## PROBLEM DESCRIPTION
In the listing below, find every line containing "with" and copy it out.
[START OF SUPPLIED DATA]
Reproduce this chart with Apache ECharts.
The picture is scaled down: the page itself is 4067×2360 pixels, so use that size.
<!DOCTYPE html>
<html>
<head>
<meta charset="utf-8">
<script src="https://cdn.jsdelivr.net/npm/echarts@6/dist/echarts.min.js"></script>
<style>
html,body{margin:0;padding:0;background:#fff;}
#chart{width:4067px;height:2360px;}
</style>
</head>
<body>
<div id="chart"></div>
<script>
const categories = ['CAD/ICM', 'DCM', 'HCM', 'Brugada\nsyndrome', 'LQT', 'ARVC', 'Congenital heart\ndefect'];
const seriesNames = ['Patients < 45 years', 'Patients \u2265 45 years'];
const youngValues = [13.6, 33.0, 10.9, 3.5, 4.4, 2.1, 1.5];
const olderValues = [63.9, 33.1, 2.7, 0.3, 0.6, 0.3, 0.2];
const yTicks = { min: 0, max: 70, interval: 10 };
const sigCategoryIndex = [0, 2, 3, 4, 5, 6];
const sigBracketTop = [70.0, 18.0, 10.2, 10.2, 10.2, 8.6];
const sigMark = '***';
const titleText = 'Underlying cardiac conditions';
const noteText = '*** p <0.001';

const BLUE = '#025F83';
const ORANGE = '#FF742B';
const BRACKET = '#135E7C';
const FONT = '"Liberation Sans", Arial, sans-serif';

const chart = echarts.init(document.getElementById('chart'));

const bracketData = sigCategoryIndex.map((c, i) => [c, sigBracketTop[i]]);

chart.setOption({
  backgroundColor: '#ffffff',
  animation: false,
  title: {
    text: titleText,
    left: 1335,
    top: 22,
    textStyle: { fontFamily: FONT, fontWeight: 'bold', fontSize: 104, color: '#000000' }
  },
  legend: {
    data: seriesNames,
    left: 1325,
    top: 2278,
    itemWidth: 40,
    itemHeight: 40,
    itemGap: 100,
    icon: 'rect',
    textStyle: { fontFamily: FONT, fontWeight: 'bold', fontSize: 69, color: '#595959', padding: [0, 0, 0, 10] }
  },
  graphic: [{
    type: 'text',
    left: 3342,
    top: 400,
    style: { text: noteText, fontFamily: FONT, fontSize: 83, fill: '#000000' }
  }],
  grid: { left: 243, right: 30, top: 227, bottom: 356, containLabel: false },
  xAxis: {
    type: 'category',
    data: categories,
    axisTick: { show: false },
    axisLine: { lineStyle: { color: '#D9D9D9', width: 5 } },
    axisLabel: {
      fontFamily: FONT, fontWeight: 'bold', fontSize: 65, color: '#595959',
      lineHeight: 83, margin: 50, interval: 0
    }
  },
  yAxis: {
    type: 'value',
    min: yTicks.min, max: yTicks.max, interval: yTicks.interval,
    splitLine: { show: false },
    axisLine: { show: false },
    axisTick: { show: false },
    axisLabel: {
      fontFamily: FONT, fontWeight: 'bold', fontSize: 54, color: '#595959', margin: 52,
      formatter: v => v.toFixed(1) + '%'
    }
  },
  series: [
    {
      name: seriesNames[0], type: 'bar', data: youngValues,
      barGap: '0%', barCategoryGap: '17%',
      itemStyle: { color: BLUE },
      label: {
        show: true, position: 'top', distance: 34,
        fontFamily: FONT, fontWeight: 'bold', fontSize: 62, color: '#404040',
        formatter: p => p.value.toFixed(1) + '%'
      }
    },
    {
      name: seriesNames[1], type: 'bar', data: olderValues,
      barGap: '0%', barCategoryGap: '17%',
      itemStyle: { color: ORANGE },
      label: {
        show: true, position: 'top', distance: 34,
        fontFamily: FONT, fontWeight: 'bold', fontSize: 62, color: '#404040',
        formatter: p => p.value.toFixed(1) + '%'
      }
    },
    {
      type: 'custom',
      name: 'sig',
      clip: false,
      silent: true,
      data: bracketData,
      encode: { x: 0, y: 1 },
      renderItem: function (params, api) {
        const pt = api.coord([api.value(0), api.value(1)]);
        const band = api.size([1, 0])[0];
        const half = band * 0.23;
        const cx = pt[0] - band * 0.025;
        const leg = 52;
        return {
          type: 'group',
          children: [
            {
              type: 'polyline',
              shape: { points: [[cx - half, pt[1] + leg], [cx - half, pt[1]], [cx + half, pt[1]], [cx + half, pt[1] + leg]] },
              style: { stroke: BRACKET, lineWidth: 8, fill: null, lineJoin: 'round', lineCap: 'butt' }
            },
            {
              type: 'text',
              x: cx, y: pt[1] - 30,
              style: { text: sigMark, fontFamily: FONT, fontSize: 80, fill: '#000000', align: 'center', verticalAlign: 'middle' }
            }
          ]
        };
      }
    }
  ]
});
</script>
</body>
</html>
[END OF SUPPLIED DATA]
[START OF SUPPLIED DATA]
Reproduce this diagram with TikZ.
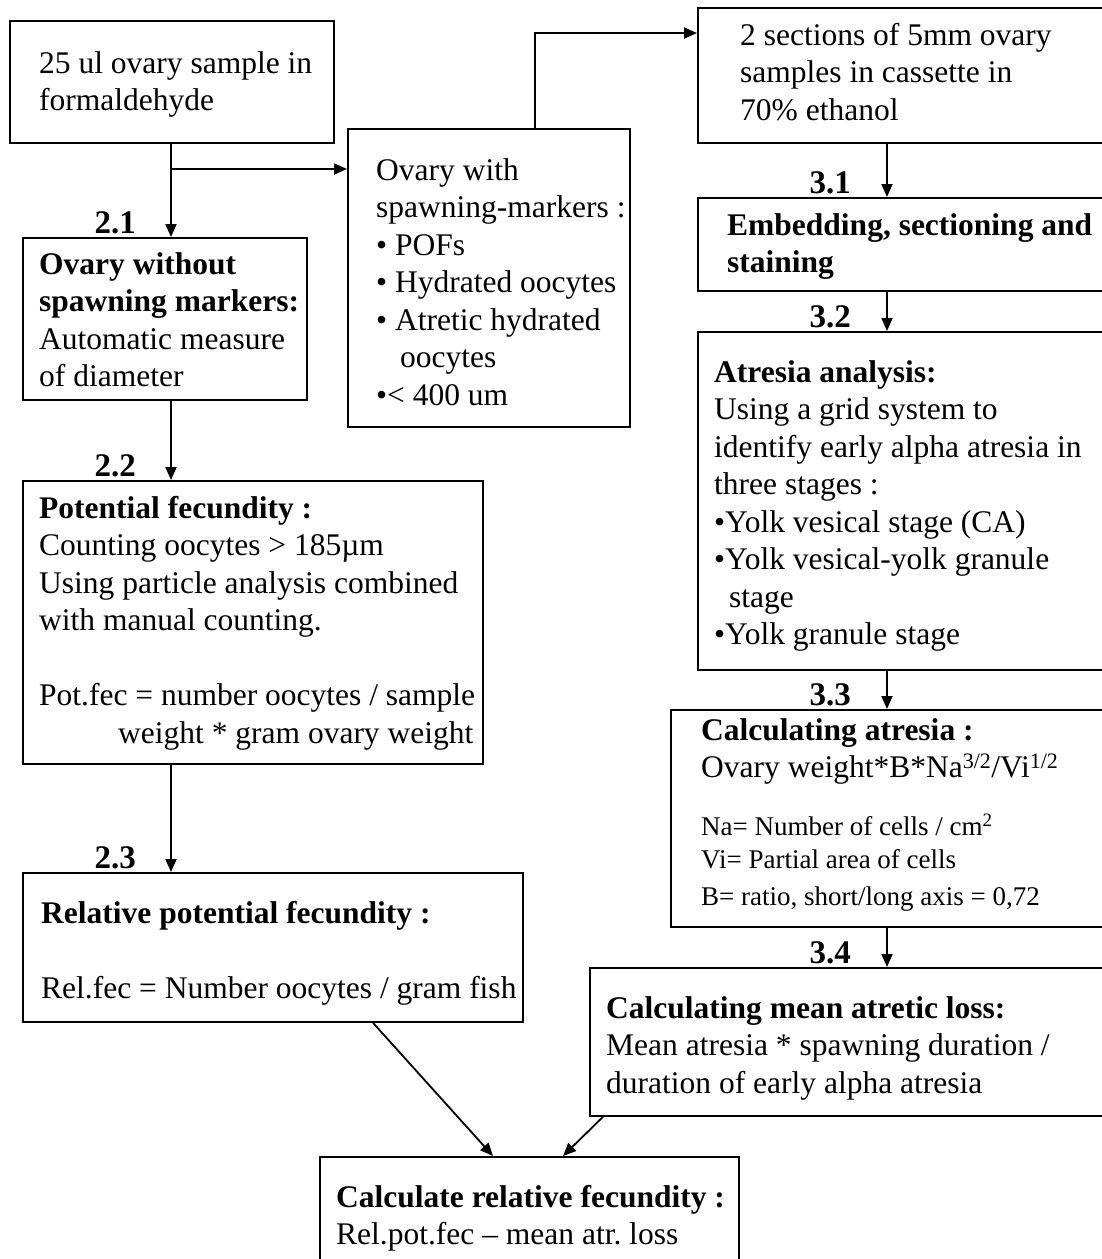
[END OF SUPPLIED DATA]
[START OF SUPPLIED DATA]
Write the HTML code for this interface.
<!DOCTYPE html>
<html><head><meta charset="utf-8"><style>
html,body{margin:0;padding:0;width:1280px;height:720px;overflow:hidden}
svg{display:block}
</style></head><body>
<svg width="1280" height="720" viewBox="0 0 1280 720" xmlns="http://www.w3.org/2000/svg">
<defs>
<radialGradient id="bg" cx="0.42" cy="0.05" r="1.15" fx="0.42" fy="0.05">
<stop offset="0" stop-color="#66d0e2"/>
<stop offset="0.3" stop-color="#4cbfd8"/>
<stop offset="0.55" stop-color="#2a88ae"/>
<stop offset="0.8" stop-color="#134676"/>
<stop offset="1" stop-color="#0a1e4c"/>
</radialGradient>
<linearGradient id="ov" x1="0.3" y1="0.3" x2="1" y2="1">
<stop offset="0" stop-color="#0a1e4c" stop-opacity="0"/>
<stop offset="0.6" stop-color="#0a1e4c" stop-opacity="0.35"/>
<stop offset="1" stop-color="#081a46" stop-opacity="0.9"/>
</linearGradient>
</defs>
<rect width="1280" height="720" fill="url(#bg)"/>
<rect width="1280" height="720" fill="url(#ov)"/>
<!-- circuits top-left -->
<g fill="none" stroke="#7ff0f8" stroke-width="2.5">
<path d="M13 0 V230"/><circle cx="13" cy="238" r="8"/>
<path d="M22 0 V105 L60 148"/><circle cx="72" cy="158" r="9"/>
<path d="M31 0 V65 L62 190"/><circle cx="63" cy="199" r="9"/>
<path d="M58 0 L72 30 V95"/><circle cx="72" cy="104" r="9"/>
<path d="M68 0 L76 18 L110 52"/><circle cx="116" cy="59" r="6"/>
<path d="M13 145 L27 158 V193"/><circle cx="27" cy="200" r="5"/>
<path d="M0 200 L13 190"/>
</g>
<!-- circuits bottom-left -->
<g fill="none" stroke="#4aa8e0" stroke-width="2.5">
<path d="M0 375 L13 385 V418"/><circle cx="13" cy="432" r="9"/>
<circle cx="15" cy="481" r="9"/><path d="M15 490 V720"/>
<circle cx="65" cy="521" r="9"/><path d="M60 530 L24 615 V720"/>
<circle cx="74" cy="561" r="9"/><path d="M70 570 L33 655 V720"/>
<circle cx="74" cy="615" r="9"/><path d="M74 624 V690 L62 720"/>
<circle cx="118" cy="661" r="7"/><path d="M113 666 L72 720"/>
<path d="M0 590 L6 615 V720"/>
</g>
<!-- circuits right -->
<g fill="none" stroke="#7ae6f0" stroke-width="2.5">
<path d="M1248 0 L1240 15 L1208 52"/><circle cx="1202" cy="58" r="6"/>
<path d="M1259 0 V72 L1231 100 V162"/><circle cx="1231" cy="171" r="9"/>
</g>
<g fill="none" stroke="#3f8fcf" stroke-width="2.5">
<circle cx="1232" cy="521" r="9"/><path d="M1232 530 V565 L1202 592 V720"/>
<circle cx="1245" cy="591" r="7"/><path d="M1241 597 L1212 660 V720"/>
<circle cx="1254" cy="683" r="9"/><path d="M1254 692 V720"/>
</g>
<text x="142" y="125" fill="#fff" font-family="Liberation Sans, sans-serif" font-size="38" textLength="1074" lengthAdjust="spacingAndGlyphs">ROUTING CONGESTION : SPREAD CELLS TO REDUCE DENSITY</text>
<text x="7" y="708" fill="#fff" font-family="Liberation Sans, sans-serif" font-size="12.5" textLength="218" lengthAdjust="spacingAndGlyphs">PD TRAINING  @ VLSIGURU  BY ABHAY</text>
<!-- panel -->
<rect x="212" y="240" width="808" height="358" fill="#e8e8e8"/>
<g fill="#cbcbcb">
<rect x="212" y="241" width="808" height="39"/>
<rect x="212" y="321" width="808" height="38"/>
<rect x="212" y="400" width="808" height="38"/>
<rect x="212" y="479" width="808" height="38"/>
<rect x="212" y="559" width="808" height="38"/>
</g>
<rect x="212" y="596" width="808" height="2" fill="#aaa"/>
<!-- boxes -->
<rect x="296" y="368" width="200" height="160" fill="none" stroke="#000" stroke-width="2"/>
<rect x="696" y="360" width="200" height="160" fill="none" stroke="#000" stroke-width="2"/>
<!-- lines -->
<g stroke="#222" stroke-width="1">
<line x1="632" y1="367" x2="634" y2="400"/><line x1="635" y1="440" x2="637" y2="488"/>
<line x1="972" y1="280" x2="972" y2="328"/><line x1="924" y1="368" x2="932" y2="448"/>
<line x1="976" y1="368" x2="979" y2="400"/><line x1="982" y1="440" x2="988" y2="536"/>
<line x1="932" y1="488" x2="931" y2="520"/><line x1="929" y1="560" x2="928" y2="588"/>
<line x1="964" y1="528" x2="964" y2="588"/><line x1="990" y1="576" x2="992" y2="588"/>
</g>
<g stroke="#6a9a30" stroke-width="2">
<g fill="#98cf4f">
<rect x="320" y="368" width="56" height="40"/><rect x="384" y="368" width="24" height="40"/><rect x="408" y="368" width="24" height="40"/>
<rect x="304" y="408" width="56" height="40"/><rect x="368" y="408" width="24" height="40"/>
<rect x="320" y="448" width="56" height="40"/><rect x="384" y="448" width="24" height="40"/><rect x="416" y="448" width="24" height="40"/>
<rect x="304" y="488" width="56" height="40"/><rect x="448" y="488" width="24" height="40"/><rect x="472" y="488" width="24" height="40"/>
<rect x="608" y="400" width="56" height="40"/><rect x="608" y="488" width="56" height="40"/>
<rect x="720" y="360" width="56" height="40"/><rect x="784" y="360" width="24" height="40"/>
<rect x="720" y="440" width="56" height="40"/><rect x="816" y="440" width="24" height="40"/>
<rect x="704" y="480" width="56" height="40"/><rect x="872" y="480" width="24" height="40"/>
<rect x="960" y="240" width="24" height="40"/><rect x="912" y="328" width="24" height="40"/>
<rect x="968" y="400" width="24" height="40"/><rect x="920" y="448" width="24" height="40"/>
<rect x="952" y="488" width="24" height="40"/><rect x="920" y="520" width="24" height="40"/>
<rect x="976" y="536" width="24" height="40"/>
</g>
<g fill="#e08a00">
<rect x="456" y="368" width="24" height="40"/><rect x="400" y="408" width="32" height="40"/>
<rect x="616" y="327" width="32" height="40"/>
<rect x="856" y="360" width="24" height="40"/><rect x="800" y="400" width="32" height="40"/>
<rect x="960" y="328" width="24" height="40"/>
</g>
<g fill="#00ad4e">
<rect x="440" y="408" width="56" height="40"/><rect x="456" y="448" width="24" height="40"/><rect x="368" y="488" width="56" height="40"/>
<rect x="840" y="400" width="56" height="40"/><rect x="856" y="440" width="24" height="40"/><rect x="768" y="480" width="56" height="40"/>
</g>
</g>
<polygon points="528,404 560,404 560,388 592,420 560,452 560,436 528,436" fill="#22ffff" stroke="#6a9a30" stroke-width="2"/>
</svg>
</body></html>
[END OF SUPPLIED DATA]
## SOLUTION
Reproduce this chart with Apache ECharts.
Reproduce this diagram with TikZ.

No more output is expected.